- **Recorded data**
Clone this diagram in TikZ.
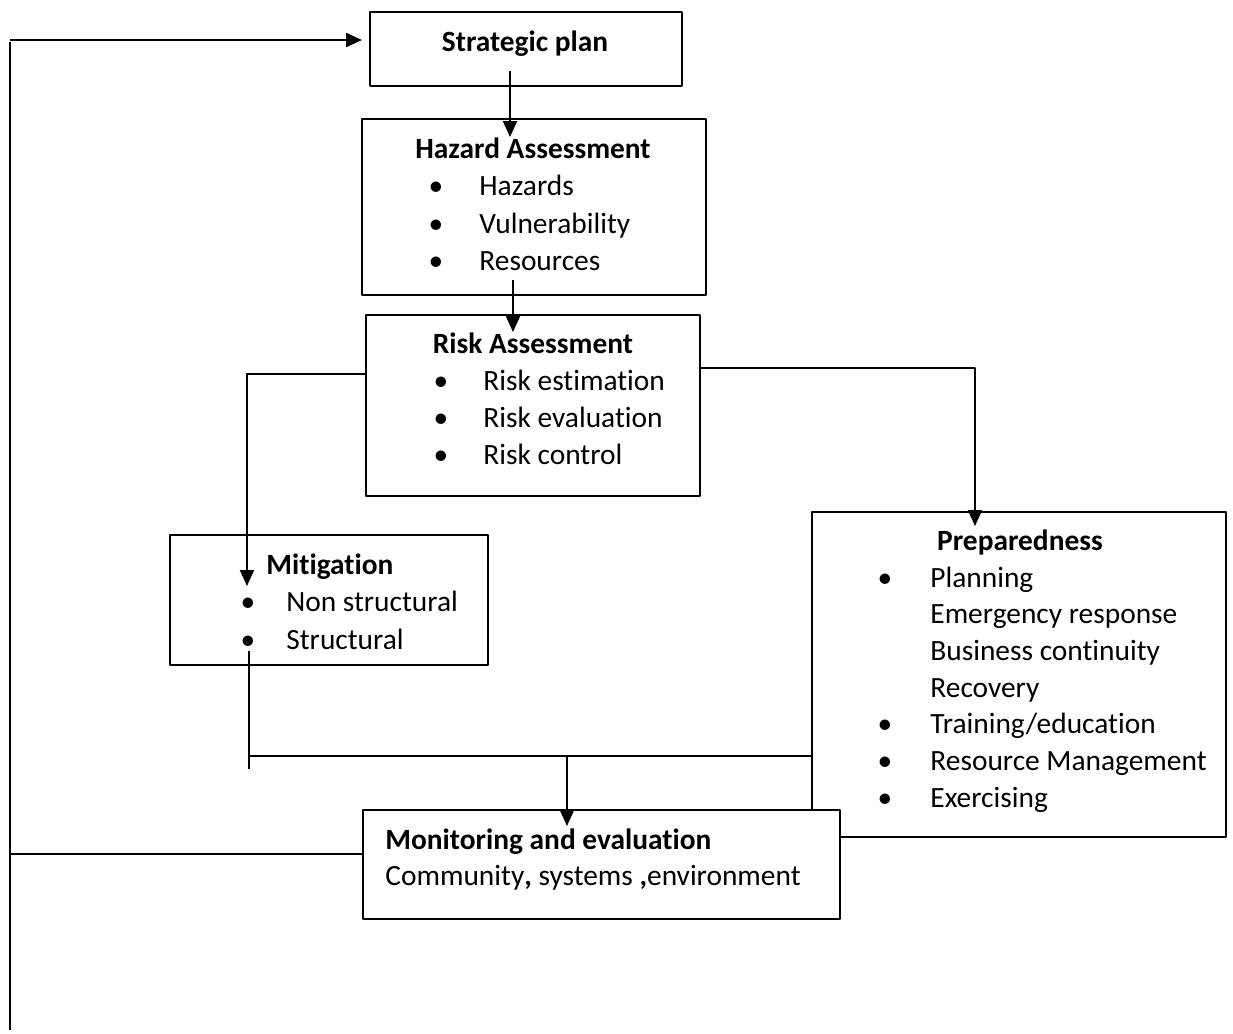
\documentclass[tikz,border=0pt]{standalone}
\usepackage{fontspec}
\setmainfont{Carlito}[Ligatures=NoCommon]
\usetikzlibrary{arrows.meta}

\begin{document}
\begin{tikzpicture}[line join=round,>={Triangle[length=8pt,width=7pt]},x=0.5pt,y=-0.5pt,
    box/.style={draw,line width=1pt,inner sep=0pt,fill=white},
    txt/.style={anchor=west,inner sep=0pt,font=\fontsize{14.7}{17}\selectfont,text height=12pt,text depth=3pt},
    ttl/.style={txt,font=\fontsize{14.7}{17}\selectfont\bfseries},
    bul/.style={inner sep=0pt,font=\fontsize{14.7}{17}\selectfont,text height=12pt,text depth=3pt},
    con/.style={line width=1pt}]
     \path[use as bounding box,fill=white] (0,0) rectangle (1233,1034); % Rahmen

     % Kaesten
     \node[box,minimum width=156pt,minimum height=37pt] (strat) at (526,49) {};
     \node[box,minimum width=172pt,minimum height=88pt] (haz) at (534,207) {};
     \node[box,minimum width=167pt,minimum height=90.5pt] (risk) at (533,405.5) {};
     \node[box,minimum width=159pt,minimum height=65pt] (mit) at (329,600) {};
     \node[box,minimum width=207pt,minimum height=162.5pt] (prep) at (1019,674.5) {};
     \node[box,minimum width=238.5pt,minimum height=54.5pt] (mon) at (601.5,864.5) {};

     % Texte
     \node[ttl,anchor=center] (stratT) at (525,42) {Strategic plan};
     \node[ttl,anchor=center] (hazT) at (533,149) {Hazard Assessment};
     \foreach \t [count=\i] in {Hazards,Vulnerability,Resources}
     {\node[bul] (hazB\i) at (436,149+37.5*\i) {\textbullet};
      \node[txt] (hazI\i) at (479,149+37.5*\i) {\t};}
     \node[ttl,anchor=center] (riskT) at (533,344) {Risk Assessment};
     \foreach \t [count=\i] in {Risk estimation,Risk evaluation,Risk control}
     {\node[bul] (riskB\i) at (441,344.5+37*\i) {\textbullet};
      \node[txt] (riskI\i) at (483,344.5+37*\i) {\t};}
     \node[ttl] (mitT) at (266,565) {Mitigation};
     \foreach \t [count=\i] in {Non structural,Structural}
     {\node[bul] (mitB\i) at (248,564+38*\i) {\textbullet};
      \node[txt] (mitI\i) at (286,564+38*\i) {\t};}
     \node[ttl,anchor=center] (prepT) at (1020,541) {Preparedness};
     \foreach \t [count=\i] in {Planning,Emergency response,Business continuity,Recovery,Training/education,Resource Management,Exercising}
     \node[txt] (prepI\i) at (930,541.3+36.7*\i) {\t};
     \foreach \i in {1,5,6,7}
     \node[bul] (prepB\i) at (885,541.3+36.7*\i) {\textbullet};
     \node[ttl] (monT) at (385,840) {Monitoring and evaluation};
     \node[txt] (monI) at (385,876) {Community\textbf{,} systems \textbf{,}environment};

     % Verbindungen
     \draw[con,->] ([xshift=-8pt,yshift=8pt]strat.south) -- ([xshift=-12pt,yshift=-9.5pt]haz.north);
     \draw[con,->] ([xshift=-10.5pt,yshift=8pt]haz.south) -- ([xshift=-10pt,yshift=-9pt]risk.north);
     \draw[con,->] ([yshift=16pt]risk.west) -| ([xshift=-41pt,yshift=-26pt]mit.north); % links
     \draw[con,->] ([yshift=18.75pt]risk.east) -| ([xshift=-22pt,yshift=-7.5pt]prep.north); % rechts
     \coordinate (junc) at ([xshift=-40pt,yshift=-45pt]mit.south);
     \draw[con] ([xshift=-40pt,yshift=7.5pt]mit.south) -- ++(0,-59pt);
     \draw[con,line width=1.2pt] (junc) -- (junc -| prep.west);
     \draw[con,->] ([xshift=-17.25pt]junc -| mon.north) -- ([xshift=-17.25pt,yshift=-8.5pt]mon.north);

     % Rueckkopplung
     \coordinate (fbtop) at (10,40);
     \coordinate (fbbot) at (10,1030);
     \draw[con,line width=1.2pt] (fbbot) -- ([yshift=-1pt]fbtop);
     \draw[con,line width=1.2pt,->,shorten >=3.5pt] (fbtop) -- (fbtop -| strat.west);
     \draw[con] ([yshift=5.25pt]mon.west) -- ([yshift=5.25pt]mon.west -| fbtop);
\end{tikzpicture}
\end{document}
--
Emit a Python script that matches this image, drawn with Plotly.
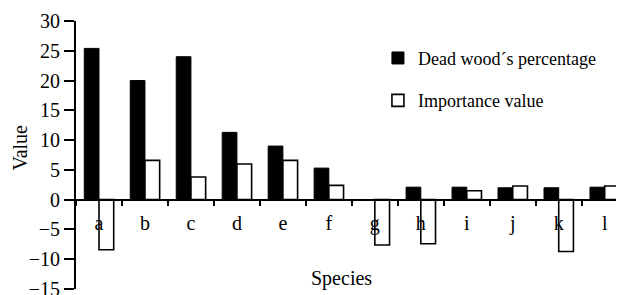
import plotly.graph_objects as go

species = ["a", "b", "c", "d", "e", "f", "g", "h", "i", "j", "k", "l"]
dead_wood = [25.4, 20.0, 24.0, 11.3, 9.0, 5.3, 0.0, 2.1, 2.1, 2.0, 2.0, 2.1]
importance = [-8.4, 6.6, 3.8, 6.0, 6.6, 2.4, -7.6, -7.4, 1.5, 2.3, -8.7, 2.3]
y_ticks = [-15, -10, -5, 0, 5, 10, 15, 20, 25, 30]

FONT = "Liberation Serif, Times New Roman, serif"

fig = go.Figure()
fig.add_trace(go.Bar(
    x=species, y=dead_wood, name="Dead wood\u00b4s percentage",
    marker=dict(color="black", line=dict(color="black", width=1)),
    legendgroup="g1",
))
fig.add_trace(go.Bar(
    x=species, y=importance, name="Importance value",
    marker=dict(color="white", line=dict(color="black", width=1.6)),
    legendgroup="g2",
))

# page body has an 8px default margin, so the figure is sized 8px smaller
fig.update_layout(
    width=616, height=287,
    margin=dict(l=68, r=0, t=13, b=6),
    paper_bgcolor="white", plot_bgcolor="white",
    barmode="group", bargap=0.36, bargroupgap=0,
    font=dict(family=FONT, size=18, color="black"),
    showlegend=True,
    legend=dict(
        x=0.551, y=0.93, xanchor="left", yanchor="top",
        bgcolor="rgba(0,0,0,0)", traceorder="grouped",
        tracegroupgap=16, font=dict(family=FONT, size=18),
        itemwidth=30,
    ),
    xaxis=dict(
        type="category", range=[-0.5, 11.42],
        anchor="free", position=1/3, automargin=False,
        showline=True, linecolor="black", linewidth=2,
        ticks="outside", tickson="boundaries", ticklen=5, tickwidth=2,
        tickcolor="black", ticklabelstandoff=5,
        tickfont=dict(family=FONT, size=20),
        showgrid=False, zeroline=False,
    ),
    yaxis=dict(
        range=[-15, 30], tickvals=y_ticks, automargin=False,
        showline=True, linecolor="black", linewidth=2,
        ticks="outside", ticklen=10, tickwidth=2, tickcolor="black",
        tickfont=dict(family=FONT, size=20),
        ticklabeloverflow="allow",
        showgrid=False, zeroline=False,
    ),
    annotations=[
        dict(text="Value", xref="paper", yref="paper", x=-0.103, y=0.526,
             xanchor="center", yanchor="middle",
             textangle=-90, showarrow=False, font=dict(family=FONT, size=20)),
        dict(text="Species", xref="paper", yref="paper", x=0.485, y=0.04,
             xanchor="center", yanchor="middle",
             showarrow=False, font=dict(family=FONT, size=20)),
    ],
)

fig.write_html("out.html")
* * *
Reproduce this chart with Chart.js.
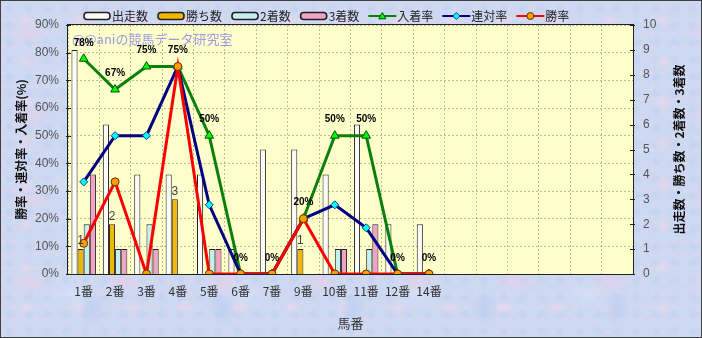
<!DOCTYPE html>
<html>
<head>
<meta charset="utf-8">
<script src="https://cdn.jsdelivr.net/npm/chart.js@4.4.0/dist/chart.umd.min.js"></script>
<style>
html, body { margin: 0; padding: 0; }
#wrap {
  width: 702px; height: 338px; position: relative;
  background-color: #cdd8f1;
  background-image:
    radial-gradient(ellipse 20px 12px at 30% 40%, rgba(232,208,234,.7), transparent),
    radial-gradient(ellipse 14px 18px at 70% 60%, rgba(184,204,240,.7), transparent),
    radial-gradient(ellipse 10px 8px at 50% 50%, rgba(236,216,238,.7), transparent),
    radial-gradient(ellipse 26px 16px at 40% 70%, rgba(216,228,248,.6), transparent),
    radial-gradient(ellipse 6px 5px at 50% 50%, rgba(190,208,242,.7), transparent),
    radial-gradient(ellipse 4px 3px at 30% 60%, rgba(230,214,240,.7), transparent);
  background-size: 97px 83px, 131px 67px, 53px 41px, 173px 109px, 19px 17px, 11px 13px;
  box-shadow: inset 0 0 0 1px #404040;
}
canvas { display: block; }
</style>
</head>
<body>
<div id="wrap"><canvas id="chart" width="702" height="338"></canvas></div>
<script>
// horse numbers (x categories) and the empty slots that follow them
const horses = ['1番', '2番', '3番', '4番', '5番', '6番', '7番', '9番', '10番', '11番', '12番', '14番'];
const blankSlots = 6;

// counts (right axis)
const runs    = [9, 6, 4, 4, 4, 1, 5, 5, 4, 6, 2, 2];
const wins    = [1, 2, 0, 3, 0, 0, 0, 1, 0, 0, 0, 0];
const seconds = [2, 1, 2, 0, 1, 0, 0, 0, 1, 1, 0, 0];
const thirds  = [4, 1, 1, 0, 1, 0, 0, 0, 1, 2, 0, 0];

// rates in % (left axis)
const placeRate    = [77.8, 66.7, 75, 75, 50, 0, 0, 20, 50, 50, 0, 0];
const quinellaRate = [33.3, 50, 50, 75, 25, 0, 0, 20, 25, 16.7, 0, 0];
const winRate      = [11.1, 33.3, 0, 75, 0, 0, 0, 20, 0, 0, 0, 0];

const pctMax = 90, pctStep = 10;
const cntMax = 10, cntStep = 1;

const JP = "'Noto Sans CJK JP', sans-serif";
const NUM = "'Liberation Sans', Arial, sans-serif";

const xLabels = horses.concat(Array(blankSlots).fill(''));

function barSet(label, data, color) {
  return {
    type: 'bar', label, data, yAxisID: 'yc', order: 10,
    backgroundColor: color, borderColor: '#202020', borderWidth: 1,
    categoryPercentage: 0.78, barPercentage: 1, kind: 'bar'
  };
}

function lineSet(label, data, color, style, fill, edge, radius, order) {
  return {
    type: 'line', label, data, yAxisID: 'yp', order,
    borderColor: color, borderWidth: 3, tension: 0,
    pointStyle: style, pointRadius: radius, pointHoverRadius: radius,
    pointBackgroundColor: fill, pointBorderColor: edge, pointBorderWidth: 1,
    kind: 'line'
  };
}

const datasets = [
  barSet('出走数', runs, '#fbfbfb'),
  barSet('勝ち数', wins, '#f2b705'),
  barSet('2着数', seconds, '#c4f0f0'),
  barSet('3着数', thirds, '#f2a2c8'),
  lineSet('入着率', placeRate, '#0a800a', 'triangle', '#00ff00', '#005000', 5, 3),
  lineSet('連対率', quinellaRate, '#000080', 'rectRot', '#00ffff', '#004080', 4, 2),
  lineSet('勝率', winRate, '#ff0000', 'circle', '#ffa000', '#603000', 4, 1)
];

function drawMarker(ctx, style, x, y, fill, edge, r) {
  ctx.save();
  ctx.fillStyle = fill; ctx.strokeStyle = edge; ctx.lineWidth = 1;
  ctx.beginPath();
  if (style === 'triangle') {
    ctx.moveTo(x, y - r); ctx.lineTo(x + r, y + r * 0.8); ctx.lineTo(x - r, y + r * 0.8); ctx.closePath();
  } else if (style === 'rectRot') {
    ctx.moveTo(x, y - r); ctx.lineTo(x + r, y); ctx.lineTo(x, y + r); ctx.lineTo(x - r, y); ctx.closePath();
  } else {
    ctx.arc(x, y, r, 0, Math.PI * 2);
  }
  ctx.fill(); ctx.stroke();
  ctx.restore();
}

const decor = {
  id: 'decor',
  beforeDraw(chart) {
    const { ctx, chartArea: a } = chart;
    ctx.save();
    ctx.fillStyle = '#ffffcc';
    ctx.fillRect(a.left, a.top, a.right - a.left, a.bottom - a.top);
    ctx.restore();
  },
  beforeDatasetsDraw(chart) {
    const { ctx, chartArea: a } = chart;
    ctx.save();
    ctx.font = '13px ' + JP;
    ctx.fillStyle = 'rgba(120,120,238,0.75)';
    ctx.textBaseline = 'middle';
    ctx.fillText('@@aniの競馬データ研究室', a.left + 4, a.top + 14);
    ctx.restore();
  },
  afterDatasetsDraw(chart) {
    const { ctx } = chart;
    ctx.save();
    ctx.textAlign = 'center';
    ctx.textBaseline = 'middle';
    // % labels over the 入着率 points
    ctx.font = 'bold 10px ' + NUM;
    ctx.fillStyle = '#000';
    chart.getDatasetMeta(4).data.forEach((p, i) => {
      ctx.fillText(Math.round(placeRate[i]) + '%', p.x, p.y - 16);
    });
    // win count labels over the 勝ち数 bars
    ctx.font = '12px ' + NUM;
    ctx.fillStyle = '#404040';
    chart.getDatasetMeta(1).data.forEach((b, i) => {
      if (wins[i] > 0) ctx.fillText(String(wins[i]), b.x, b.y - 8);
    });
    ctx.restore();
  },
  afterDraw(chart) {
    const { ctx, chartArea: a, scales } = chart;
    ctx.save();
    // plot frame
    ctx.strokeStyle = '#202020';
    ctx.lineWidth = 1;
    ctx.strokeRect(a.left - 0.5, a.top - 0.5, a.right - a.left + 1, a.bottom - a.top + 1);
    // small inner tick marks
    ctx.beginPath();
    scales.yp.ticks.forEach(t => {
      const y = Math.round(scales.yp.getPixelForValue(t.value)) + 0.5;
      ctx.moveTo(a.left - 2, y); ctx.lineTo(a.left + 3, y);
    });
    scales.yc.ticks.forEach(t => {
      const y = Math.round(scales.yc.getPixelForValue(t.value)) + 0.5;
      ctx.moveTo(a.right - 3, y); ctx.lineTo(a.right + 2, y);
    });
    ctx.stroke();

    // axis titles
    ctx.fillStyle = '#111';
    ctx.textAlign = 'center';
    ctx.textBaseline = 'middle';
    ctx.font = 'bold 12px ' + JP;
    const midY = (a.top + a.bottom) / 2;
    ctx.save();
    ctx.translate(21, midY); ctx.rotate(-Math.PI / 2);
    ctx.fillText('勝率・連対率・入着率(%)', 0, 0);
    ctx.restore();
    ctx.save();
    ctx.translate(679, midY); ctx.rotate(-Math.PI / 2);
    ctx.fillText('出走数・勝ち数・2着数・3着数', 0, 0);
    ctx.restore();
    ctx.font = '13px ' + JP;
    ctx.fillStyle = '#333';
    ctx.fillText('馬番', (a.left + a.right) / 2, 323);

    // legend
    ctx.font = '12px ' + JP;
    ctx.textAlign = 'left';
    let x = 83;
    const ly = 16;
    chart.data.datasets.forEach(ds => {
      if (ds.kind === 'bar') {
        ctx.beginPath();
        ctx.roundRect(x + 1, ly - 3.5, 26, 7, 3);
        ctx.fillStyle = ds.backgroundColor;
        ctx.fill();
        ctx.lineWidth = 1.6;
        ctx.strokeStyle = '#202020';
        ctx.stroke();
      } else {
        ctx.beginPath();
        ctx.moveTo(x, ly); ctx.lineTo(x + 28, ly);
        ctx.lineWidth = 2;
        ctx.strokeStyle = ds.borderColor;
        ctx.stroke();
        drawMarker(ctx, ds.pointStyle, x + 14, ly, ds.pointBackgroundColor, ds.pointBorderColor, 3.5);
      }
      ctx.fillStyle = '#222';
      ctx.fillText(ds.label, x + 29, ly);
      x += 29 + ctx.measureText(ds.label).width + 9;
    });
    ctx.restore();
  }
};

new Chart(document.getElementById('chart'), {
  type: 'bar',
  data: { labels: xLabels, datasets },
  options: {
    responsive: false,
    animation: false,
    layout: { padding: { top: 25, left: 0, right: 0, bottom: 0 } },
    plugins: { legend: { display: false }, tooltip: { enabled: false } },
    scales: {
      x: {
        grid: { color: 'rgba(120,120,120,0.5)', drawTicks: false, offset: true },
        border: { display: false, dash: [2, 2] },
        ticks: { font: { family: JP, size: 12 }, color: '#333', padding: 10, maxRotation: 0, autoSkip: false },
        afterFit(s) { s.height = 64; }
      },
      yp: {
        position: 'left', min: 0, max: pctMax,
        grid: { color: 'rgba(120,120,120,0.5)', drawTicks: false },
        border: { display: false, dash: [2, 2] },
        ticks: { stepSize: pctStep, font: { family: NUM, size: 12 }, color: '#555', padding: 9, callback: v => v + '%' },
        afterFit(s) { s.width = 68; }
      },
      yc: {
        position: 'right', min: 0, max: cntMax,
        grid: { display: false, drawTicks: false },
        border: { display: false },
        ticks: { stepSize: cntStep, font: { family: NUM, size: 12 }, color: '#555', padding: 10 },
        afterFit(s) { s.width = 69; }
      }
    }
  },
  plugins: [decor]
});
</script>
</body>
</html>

- **Objective**
Restate word for word the lines that begin at the one with "Emit a Python" and end at the one with "Serif, Times New", including both, and leave every picture aside.

- **Final result**
Emit a Python script that matches this image, drawn with Plotly.
import plotly.graph_objects as go

species = ["a", "b", "c", "d", "e", "f", "g", "h", "i", "j", "k", "l"]
dead_wood = [25.4, 20.0, 24.0, 11.3, 9.0, 5.3, 0.0, 2.1, 2.1, 2.0, 2.0, 2.1]
importance = [-8.4, 6.6, 3.8, 6.0, 6.6, 2.4, -7.6, -7.4, 1.5, 2.3, -8.7, 2.3]
y_ticks = [-15, -10, -5, 0, 5, 10, 15, 20, 25, 30]

FONT = "Liberation Serif, Times New Roman, serif"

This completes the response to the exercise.